A condition in the definition of algebra over a ring This is an elementary question about definition, but I do not get answer in texts where I saw the definition (Atiyah-McDonald, Paolo Aluffi).

A ring $B$ is said to be an algebra over a commutative ring $R$ if there is a ring homomorphism from $R$ to $B$ such that image of $R$ is in the center of $B$.

I do not understand the requirement of last condition: "image of $R$ is in center of $B$".
Can one point out why it is required, by illustration of an example, in which a nice theorem fails by removal of this condition? Or can one illustrate the requirement of the last condition in some natural example of algebras?
 A: For an algebra, you want the coefficients to be able to commute with everything, so that you don’t have to worry what side of elements they are written on.
It also forces the coefficient ring to be commutative, and so if you represent elements of $A$ as matrices (when $A$ is a free $R$ module) you can do determinants easily.
I don’t know what kind of theorem failure will impress you. Perhaps that “every finite dimensional semisimple $\mathbb C$ algebra is a full matrix ring over $\mathbb C$”?
The failure is that the quaternions $\mathbb H$ would be a $\mathbb C$ algebra if we dropped the centrality condition, but it is NOT a full matrix ring over $\mathbb C$.
A: In general a ring $R$ does not need to be commutative. Cf. Wikipedia for the definition of center.
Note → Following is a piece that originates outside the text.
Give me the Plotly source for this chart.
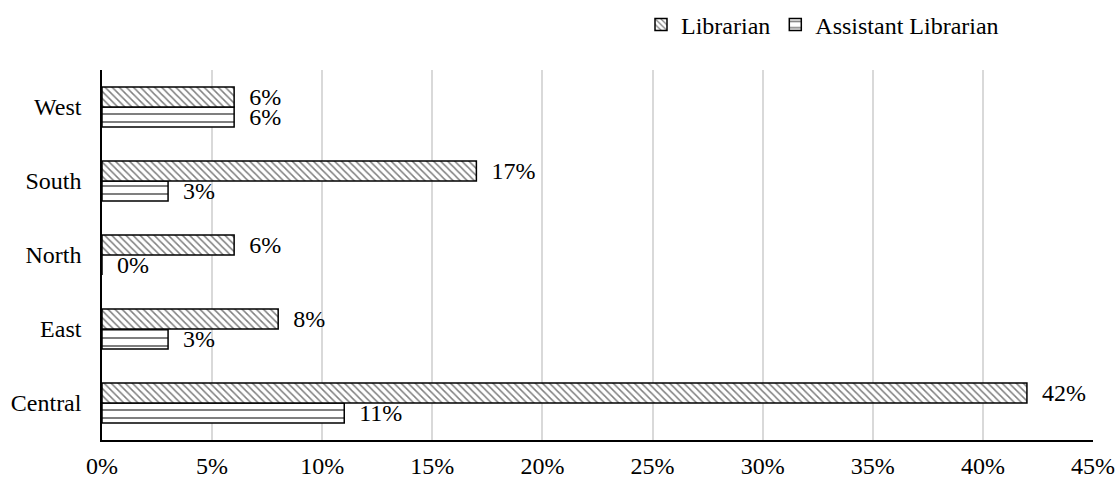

For example consider the ring $R=\mathbb{Q}x\oplus\mathbb{Q}y$ given by bilinearily extending the product from the products of basis elements: $x^2=x, xy=y, yx=x, y^2=y$. This gives a non-commutative but associative ring without unit. The map $\mathbb{Q}\rightarrow R, q\mapsto qx$ is ringmorphism, whose image is the subring $\mathbb{Q}x\subset R$, but it does not make $R$ a $\mathbb{Q}$-algebra, since the center is $Z(R)=\{0_R\}$, as $xy=y\neq x=yx$.
Since here we do not require ringmorphisms to be unital, we could however consider $R$ as a $\mathbb{Q}$-algebra via the map $\mathbb{Q}\rightarrow R, q\mapsto 0_R$ - this is not very interesting, though.
If you require that (associative) rings $R$ must be unital, then $R$ can always be considered as a $\mathbb{Z}$-algebra, by the morphism induced by $1_{\mathbb{Z}}\rightarrow 1_R$, because the additive subgroup generated by $1_R$ is always in the center.
A: The statement "Multiplication in $B$ is bilinear over $R$" is false without the centrality condition.
Intuitively, we think of an algebra over $R$ as a module over $R$ that has a product that respects the module action.  For example, algebras over $\mathbb{R}$ are vector spaces over $\mathbb{R}$, equipped with a bilinear product.
Thus without the centrality condition, the definition would fail to capture the the fundamental intuition of what an algebra is.
Suppose we do not have the centrality condition, so some $a\in R$, has image $x\in B$, with $xy\neq yx$ for some $y\in B$.  Then $$(1.a)y=1xy=xy\neq yx=(1y).a,$$ so the product in $B$ is not bilinear over $R$.
Here the module action $.a,$ of $a\in R$, is given by right multiplication by the image of $a$ in $B$.